Welchen allgemeinen Handlungsbedarf sehen in Hinblick auf den Ausbau der Hochschulinfrastrukturen, aber auch der "sozialen Infrastruktur" (Wohnheime, BAföG-Ämter, Mensen etc.) insbesondere angesichts der durch den doppelten Abiturjahrgang 2013 in NRW zu erwartenden steigenden Studierendenzahlen in den nächsten Jahren?
Wir müssen uns sehr gut auf den doppelten Abiturjahrgang vorbereiten. Bis zum Jahr 2015 müssen in NRW mindestens 85.000 zusätzliche Studienanfängerplätze gegenüber 2010 geschaffen werden. Dafür befinden sich die Hochschulen gerade in einer Ausbauphase. Überall werden neue Hochschulgebäude errichtet oder angemietet und befinden sich alte in der Sanierung. Auch bei den Studentenwerken soll mittels zusätzlicher Landesmittel die gesamte soziale Infrastruktur ausgebaut werden. Aufgrund der aktualisierten Studierendenprognosen wer- den kurz- und mittelfristig die finanziellen Mittel aufgestockt werden müssen. Das ist aber nur mit Hilfe des Bundes zu bewältigen.
In den letzten Monaten gab vor allem immer wieder das Thema "Hochschulfreiheitsgesetz Nordrhein-Westfalen" Anlass zu Auseinandersetzungen. Ein großer Kritikpunkt an diesem Gesetz scheint die Tatsache zu sein, dass die Hochschulen von einem mit überwiegend externen besetzten, nicht pluralistisch zusammengesetzten Hochschulrat mit weitgehenden Kompetenzen gesteuert würden. In letzter Konsequenz sei das vor allem ein Widerspruch zur Wissenschaftsfreiheit. In Baden-Württemberg wurde das Konzept der "unternehmerischen Hochschule" bereits im Koalitionsvertrag der rot-grünen Regierung überdacht. Welche Haltung nehmen Sie zu diesem Konzept ein? Bzw. was ist Ihre Alternative?
Die Fragen 7 und 8 wurden im Zusammenhang beantwortet.

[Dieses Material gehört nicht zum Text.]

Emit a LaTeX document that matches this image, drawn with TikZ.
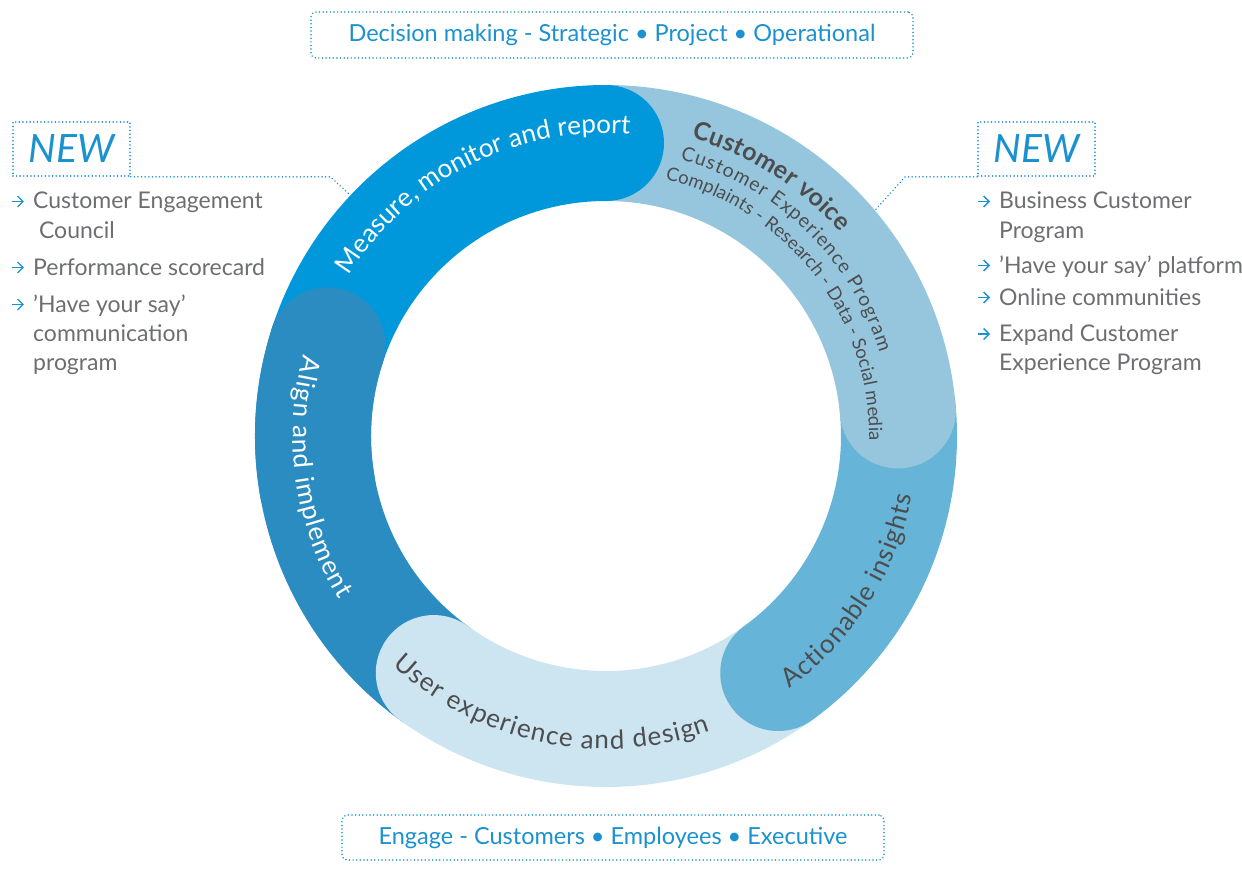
\documentclass[tikz,border=0pt]{standalone}
\usepackage{fontspec}
\setmainfont{Lato}
\usetikzlibrary{decorations.text,positioning,arrows.meta}

\definecolor{measureblue}{RGB}{0,152,218}
\definecolor{voiceblue}{RGB}{150,198,222}
\definecolor{insightblue}{RGB}{102,180,215}
\definecolor{uxblue}{RGB}{204,229,240}
\definecolor{alignblue}{RGB}{43,140,193}
\definecolor{boxblue}{RGB}{27,145,207}
\definecolor{ringgrey}{RGB}{77,77,79}
\definecolor{listgrey}{RGB}{109,110,113}

\begin{document}
\begin{tikzpicture}[x=1pt,y=1pt,
	ringtext/.style={decorate,decoration={text along path,text align=fit to path,text={#1}}}]
	\tikzstyle{seg}=[line width=116pt,line cap=round]
	\tikzstyle{dotline}=[draw=boxblue,line width=1.7pt,dash pattern=on 0.01pt off 3.6pt,line cap=round]
	\tikzstyle{framebox}=[dotline,rounded corners=5pt,text=boxblue,font=\fontsize{23.5}{23.5}\selectfont]
	\tikzstyle{newbox}=[dotline,text=boxblue,font=\fontsize{39}{39}\selectfont\itshape,
	                    minimum width=117pt,minimum height=54pt,inner sep=0pt]
	\tikzstyle{listtext}=[anchor=base west,inner sep=0pt,text=listgrey,font=\fontsize{23}{23}\selectfont]
	\tikzstyle{bul}=[draw=boxblue,line width=1.4pt,-{Straight Barb[length=5.5pt,width=11pt,line width=1.4pt]}]

	\useasboundingbox (-606,-440) rectangle (636,436);

	\draw[seg,alignblue]	(234:293pt) arc[start angle=234,end angle=162,radius=293pt];
	\draw[seg,uxblue]		(-54:293pt) arc[start angle=-54,end angle=-126,radius=293pt];
	\draw[seg,insightblue]	(5:293pt)   arc[start angle=5,end angle=-54,radius=293pt];
	\draw[seg,voiceblue]	(90:293pt)  arc[start angle=90,end angle=5,radius=293pt];
	\draw[seg,measureblue]	(162:293pt) arc[start angle=162,end angle=90,radius=293pt];
	\draw[seg,alignblue]	(190:293pt) arc[start angle=190,end angle=162,radius=293pt];

	\path[ringtext={|\fontsize{26}{26}\selectfont\color{white}|Measure, monitor and report}]
		(148:303pt) arc[start angle=148,end angle=85.5,radius=303pt];
	\path[ringtext={|\fontsize{25}{25}\selectfont\bfseries\color{ringgrey}|Customer voice}]
		(74:310pt) arc[start angle=74,end angle=41,radius=310pt];
	\path[ringtext={|\fontsize{19.5}{19.5}\selectfont\color{ringgrey}|Customer Experience Program}]
		(75:286pt) arc[start angle=75,end angle=17,radius=286pt];
	\path[ringtext={|\fontsize{18.5}{18.5}\selectfont\color{ringgrey}|Complaints - Research - Data - Social media}]
		(77:263pt) arc[start angle=77,end angle=-1,radius=263pt];
	\path[ringtext={|\fontsize{26}{26}\selectfont\color{ringgrey}|Actionable insights}]
		(-54:312pt) arc[start angle=-54,end angle=-11,radius=312pt];
	\path[ringtext={|\fontsize{26}{26}\selectfont\color{ringgrey}|User experience and design}]
		(-133:313pt) arc[start angle=-133,end angle=-70.5,radius=313pt];
	\path[ringtext={|\fontsize{26}{26}\selectfont\color{white}|Align and implement}]
		(165:313pt) arc[start angle=165,end angle=211.5,radius=313pt];

	\node[framebox,minimum width=602pt,minimum height=46pt]	(decision)	at (6,401)
		{Decision making - Strategic • Project • Operational\hspace{10pt}};
	\node[framebox,minimum width=542pt,minimum height=45pt]	(engage)	at (7,-401.5)
		{Engage - Customers • Employees • Executive};

	\node[newbox]	(newL)	at (-534.6,287)	{NEW};
	\node[newbox]	(newR)	at (430.5,287)	{NEW};
	\coordinate (hookL) at (136.7:351pt);
	\coordinate (hookR) at (40:351pt);
	\draw[dotline] (newL.south east) -- ++(199.6,0) -- (hookL);
	\draw[dotline] (newR.south west) -- ++(-72,0) -- (hookR);

	\foreach \yy in {227,161,124}
		\draw[bul] (-594,\yy+7.5) -- ++(12,0);
	\foreach \n/\yy/\t in {1/227/Customer Engagement,2/198/\ Council,3/161/Performance scorecard,
	                       4/124/'Have your say',5/94.5/communication,6/65.5/program}
		\node[listtext] (itemL\n) at (-573,\yy) {\t};

	\foreach \yy in {227,163,131,94.5}
		\draw[bul] (372,\yy+7.5) -- ++(12,0);
	\foreach \n/\yy/\t in {1/227/Business Customer,2/198/Program,3/163/'Have your say' platform,
	                       4/131/Online communities,5/94.5/Expand Customer,6/66/Experience Program}
		\node[listtext] (itemR\n) at (393,\yy) {\t};
\end{tikzpicture}
\end{document}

Antwort siehe nächste Frage.
Was für eine Rolle soll Demokratie an der Hochschule nach Auffassung Ihrer Partei spielen? Haben Sie Konzepte für eine stärkere Demokratisierung der Hochschulen und wenn ja, welche? Wie soll insbesondere die Partizipation der Studierenden aussehen?
Mehr Mitbestimmung, Partizipation und gesellschaftliche Einbindung sind für uns zentrale Elemente der Weiterentwicklung der Hochschulen. Dies wollen wir im Rahmen der Novelle des Hochschulgesetzes landesweit umsetzen und gleichzeitig zu wissenschaftsadäquaten Regelungen finden, wo durch das "Hochschulfreiheitsgesetz" falsche Richtungen eingeschla- gen wurden. Dazu gehören eine deutliche Stärkung der Mitbestimmungsrechte der Studierenden durch die Einführung der Viertelparität sowie die Stärkung der Senate. Die Hochschulräte wollen wir abschaffen.